A professora Graça Jacques, em sua palestra, lembrou notícia recente sofre uma série de suicídios de funcionários da empresa France Telecom, que teriam sido causados pelo excessivo rigor da companhia nas exigências de trabalho, entre outros fatores. Graça citou ainda fenômeno semelhante ocorrido no Brasil, especialmente na década de 90, quando houve a reformulação do sistema bancário brasileiro, com fusões e outras medidas de interesse do grande capital que desempregaram e levaram ao desespero milhares de pessoas.
“São fatores mundiais, que vão além da questão do sofrimento psíquico e tem outras raízes”, disse. Ela historiou a evolução da psicologia do trabalho através dos séculos 19 e 20 e citou o tempo em que o trabalhador que não se adaptava – por questões salariais, por exemplo – era denominado “neurótico” e encaminhado à tratamento psiquiátrico.
Nexo causal
“Temos hoje a psicologia social do trabalho, que não é psicologia aplicada, mas crítica”, definiu. “Precisamos compreender o trabalho como elemento constitutivo da subjetividade e do processo saúde/doença mental”. Citou o caso de um funcionário, humilhado pela chefia, que não conseguiu responder e ficou mudo. “Ora, aqui entra nosso espírito crítico e objetivo – se diagnosticarmos o quadro desse rapaz como histeria, ele não terá direito ao auxílio-desemprego...”, exemplificou Graça Jacques. “Bem ou mal, como psicólogos do trabalho com visão crítica, temos que agir com nexo causal, pois é assim que a legislação atua”.
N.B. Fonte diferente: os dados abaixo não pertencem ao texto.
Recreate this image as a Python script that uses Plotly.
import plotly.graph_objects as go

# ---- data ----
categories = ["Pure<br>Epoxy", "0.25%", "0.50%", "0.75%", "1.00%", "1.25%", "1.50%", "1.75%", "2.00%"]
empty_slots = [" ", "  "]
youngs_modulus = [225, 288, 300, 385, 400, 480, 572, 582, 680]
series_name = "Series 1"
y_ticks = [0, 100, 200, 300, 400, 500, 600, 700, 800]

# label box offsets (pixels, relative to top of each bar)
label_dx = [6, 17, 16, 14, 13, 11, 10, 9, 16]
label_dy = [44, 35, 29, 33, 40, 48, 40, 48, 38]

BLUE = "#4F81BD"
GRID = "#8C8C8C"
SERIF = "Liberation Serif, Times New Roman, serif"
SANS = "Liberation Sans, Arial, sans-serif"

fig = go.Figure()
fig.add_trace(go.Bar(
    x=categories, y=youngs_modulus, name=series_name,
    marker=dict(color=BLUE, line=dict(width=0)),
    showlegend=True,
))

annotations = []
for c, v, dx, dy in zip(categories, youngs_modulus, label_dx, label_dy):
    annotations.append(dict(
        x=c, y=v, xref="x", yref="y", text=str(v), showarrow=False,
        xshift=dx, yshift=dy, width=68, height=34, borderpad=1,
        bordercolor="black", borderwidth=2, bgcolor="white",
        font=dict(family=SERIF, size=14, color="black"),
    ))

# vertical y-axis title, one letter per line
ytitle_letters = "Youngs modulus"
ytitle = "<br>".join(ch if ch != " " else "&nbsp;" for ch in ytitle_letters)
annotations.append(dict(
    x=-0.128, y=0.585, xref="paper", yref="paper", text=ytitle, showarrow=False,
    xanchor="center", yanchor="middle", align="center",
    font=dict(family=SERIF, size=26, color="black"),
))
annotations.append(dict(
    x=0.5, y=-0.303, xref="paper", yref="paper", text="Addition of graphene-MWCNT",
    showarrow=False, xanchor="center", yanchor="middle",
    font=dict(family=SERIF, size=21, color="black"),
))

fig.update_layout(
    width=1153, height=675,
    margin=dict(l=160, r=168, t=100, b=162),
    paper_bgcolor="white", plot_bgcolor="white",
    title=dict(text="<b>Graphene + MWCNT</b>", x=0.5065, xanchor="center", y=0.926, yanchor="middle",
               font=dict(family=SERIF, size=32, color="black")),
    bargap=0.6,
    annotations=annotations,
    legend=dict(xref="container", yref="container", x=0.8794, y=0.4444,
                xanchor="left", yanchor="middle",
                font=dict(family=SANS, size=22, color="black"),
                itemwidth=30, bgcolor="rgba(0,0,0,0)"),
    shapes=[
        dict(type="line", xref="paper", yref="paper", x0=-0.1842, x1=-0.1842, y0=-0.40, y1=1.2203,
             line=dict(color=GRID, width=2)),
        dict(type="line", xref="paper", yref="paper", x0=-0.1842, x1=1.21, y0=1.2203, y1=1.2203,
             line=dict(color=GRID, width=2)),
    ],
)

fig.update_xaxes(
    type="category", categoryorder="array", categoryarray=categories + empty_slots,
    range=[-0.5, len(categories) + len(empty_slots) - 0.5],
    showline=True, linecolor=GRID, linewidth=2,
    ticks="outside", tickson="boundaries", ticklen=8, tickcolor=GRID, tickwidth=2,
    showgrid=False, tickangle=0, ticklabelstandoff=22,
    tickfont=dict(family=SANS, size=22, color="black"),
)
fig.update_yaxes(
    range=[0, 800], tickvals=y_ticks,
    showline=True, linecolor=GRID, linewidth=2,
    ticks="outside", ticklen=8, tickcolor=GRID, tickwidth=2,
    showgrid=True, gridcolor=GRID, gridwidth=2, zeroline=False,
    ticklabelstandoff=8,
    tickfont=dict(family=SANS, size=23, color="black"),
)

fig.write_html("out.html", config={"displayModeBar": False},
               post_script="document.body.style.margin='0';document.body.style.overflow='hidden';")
Karen Eidelwein, na abordagem sobre economia solidária – tema de seu doutorado, recém concluído – recordou que essa alternativa de geração de trabalho e renda ganhou novo impulso a partir dos ano 90, quando a ascensão do neoliberalismo deu início ao fechamento de postos formais de emprego. “Hoje estes princípios estão espalhados por organizações como cooperativas de produção, bancos comunitários, redes de empreendimentos, clubes de trocas solidárias, agroindústrias familiares e outras”, destacou, “não envolvendo apenas coletivos de desempregados ou em situação de vulnerabilidade”.
Política pública
No panorama atual, disse Karen, todos somos livres para trabalhar ou não, para escolher o que queremos fazer, mas não temos direito ao trabalho. Neste sentido, ela vê como positivo o esforço para colocar a economia solidária como uma política pública, ao lado de outros temas fundamentais. “No mínimo isso poderá dar sustentação financeira para essas redes e organizações solidárias, embora haja o risco de serem capturadas pelas grandes estruturas”, alertou. E a psicologia nesse contexto? “Temos que ter na psicologia uma leitura ampla, englobando o que acontece no mundo do trabalho, as relações e as condições em que isto acontece”.
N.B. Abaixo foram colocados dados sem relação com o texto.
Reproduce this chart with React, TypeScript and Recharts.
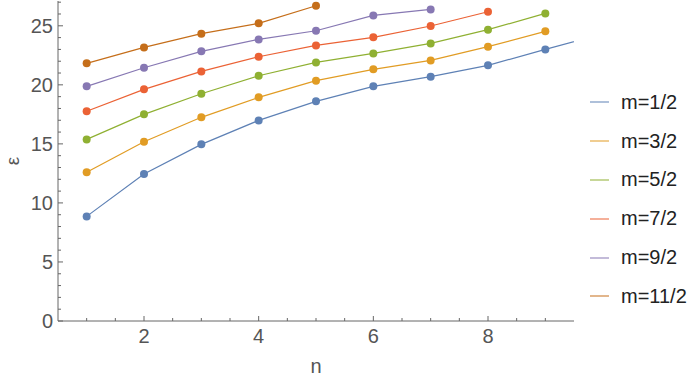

A palestrante propõe que a psicologia do trabalho valorize princípios da própria economia solidária, como a produção da saúde de modo geral; a atuação em equipe interdisciplinar; e as estratégias de fortalecimento dos coletivos, visando uma modificação social”.
As colocações das palestrantes suscitaram várias questões dos presentes. A psicóloga Clarice Moreira, vice-presidente do CRPRS, defendeu que a psicologia organizacional incorpore esta visão crítica, e fez uma crítica à falta de aprendizagem sobre leis trabalhistas, no contexto da formação dos psicólogos.